> _Task brief_: Copy out exactly the lines from the one holding "Write the Plotly code for this chart." through the one holding "c5_r = [0.2697, 0.2697]", ends included; omit images.

------ Data in this exercise ------

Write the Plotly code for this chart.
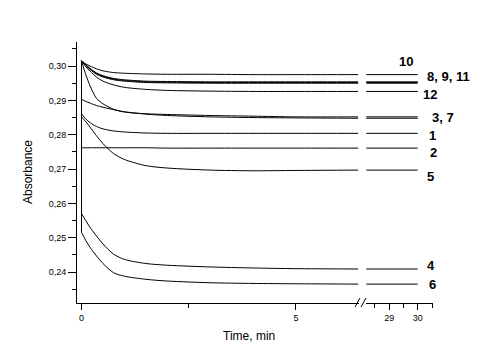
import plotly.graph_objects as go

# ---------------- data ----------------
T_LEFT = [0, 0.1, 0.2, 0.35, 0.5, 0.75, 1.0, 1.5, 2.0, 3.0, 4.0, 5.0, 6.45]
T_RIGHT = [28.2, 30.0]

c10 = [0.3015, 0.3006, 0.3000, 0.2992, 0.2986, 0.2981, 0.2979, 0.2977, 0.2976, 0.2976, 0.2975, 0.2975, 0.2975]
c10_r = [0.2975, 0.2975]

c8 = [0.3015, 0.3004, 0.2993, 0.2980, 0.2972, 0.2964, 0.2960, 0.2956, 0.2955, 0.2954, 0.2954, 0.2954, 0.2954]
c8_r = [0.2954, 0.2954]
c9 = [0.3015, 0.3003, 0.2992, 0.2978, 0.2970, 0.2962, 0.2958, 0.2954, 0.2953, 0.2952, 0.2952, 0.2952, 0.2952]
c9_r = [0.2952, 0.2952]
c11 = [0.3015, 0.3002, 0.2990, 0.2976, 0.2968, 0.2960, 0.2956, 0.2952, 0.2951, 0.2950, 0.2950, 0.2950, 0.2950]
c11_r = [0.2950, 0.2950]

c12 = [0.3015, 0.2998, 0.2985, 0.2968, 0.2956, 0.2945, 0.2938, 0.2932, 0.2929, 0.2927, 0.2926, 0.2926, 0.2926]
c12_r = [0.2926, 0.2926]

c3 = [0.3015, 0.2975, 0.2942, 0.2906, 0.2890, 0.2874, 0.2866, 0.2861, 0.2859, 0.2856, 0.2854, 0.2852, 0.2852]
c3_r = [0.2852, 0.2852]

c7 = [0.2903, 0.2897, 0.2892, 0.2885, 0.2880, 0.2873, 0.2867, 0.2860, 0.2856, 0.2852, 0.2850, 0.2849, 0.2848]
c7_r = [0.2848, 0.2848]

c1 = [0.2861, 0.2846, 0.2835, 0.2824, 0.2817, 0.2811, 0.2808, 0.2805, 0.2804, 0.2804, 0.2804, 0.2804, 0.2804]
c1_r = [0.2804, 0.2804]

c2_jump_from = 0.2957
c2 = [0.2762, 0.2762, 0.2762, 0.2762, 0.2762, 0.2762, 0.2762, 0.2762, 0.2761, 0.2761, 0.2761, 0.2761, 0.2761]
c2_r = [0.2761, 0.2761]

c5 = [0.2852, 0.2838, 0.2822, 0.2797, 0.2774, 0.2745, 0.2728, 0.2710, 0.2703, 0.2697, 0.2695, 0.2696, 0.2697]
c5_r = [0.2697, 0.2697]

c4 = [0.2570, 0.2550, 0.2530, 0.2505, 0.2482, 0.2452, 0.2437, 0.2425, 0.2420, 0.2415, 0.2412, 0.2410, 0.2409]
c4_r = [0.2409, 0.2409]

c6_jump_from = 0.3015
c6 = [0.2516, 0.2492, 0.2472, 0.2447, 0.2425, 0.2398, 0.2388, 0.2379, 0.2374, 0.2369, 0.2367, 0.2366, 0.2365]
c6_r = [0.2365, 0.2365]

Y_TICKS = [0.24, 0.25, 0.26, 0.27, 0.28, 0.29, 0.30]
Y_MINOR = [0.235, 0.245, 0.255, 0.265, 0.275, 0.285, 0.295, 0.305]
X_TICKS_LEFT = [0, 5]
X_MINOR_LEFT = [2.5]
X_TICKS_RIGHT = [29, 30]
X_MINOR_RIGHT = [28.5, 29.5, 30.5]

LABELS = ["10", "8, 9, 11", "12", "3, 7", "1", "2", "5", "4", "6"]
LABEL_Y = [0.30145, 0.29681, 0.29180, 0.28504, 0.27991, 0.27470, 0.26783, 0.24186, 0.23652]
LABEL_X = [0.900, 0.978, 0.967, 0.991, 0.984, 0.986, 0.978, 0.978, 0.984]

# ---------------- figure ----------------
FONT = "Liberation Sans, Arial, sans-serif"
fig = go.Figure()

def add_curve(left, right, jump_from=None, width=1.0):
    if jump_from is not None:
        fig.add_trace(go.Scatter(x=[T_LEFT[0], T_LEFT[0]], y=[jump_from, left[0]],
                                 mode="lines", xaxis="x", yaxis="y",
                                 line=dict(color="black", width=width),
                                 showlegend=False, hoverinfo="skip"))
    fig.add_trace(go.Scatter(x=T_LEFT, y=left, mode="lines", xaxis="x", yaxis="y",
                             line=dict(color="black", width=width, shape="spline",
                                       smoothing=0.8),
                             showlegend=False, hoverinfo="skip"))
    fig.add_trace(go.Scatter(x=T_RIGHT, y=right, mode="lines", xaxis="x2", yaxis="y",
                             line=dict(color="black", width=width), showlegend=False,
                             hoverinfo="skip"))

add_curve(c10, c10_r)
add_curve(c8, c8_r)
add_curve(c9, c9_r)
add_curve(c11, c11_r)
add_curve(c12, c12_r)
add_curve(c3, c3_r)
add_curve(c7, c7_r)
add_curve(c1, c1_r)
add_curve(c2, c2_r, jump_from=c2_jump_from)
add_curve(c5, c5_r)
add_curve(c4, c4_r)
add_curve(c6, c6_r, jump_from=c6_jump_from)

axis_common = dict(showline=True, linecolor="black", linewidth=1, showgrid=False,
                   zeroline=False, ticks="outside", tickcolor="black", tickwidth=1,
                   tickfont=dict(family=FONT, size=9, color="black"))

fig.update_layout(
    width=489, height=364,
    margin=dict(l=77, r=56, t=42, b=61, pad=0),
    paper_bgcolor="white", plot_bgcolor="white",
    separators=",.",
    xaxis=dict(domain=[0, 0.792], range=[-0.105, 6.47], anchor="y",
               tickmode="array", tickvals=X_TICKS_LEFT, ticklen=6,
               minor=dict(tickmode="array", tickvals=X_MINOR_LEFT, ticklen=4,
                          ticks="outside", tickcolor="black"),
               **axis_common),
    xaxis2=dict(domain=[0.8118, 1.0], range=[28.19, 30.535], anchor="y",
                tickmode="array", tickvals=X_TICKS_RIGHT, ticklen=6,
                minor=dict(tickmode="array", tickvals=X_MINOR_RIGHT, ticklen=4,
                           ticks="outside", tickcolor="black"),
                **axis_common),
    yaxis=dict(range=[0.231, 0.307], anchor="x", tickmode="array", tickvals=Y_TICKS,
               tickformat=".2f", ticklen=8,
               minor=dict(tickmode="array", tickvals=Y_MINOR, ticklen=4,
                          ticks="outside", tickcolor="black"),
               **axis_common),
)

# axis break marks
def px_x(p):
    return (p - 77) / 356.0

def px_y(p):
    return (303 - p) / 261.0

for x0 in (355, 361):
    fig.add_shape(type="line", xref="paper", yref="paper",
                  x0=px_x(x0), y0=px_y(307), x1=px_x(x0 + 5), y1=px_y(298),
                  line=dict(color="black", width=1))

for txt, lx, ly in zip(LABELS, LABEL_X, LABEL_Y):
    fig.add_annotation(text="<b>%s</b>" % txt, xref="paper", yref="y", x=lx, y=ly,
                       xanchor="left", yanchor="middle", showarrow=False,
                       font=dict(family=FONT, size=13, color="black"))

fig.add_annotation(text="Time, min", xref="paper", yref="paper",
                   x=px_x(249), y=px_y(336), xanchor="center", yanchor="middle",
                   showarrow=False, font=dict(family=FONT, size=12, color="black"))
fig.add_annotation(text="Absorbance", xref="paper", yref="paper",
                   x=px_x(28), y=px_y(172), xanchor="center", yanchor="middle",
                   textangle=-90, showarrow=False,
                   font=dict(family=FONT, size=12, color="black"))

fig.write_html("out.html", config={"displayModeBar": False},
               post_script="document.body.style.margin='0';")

------
------ Data in this exercise ------

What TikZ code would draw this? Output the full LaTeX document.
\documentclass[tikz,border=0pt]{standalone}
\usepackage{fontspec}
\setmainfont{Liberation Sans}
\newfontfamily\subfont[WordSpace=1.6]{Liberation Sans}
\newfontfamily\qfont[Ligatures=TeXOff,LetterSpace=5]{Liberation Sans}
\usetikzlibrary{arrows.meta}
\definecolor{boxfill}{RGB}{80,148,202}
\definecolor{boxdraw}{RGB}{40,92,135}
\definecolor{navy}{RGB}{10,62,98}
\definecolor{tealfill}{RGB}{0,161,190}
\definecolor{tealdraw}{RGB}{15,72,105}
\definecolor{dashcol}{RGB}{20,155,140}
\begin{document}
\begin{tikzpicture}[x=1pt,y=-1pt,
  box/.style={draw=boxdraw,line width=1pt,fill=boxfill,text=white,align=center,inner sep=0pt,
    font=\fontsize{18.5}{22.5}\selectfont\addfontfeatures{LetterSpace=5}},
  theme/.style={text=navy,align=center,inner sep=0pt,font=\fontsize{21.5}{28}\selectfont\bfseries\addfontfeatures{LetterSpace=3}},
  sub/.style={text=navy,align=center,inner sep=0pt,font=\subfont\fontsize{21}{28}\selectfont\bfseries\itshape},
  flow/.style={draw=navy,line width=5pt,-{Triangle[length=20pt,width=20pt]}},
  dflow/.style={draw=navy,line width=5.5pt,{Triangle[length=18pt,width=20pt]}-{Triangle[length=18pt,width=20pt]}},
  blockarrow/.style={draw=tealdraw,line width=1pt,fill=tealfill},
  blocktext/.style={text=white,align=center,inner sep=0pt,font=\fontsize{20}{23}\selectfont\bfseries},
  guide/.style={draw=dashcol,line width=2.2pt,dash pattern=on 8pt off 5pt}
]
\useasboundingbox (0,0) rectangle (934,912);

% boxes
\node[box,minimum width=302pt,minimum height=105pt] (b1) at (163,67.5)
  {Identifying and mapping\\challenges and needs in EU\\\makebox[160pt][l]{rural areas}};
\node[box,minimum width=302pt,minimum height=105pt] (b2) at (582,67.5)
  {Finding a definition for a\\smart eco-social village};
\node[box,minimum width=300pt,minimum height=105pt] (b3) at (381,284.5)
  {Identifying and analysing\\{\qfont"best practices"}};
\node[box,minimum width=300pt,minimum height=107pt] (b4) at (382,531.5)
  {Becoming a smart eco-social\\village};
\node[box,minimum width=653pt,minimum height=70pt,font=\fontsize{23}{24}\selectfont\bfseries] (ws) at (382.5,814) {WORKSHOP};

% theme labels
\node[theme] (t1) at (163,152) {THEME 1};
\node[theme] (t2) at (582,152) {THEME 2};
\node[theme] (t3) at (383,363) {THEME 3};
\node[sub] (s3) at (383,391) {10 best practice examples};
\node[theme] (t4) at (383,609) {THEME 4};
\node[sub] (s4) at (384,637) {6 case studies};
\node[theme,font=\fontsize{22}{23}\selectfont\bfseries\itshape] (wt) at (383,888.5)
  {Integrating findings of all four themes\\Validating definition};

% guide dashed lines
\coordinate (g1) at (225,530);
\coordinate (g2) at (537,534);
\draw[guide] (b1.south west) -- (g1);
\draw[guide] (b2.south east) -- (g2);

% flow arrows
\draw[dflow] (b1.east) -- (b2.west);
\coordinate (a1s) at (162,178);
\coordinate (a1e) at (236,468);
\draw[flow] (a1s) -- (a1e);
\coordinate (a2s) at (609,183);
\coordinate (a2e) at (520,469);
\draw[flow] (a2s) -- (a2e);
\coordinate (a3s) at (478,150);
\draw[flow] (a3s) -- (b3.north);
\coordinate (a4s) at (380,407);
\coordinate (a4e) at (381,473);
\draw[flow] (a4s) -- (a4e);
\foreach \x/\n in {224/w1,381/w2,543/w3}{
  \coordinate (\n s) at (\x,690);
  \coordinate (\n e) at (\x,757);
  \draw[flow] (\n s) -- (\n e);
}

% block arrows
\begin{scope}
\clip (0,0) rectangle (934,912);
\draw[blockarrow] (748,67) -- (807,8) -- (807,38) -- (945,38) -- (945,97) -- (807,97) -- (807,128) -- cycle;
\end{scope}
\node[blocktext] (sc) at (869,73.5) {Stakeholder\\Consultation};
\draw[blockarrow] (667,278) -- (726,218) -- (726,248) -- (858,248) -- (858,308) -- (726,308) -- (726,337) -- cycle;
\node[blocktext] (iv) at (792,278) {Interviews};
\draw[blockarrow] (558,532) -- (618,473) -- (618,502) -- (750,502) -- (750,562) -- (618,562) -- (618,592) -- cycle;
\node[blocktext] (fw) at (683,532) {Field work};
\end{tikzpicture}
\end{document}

------

> _Reply_:
Write the Plotly code for this chart.
import plotly.graph_objects as go

# ---------------- data ----------------
T_LEFT = [0, 0.1, 0.2, 0.35, 0.5, 0.75, 1.0, 1.5, 2.0, 3.0, 4.0, 5.0, 6.45]
T_RIGHT = [28.2, 30.0]

c10 = [0.3015, 0.3006, 0.3000, 0.2992, 0.2986, 0.2981, 0.2979, 0.2977, 0.2976, 0.2976, 0.2975, 0.2975, 0.2975]
c10_r = [0.2975, 0.2975]

c8 = [0.3015, 0.3004, 0.2993, 0.2980, 0.2972, 0.2964, 0.2960, 0.2956, 0.2955, 0.2954, 0.2954, 0.2954, 0.2954]
c8_r = [0.2954, 0.2954]
c9 = [0.3015, 0.3003, 0.2992, 0.2978, 0.2970, 0.2962, 0.2958, 0.2954, 0.2953, 0.2952, 0.2952, 0.2952, 0.2952]
c9_r = [0.2952, 0.2952]
c11 = [0.3015, 0.3002, 0.2990, 0.2976, 0.2968, 0.2960, 0.2956, 0.2952, 0.2951, 0.2950, 0.2950, 0.2950, 0.2950]
c11_r = [0.2950, 0.2950]

c12 = [0.3015, 0.2998, 0.2985, 0.2968, 0.2956, 0.2945, 0.2938, 0.2932, 0.2929, 0.2927, 0.2926, 0.2926, 0.2926]
c12_r = [0.2926, 0.2926]

c3 = [0.3015, 0.2975, 0.2942, 0.2906, 0.2890, 0.2874, 0.2866, 0.2861, 0.2859, 0.2856, 0.2854, 0.2852, 0.2852]
c3_r = [0.2852, 0.2852]

c7 = [0.2903, 0.2897, 0.2892, 0.2885, 0.2880, 0.2873, 0.2867, 0.2860, 0.2856, 0.2852, 0.2850, 0.2849, 0.2848]
c7_r = [0.2848, 0.2848]

c1 = [0.2861, 0.2846, 0.2835, 0.2824, 0.2817, 0.2811, 0.2808, 0.2805, 0.2804, 0.2804, 0.2804, 0.2804, 0.2804]
c1_r = [0.2804, 0.2804]

c2_jump_from = 0.2957
c2 = [0.2762, 0.2762, 0.2762, 0.2762, 0.2762, 0.2762, 0.2762, 0.2762, 0.2761, 0.2761, 0.2761, 0.2761, 0.2761]
c2_r = [0.2761, 0.2761]

c5 = [0.2852, 0.2838, 0.2822, 0.2797, 0.2774, 0.2745, 0.2728, 0.2710, 0.2703, 0.2697, 0.2695, 0.2696, 0.2697]
c5_r = [0.2697, 0.2697]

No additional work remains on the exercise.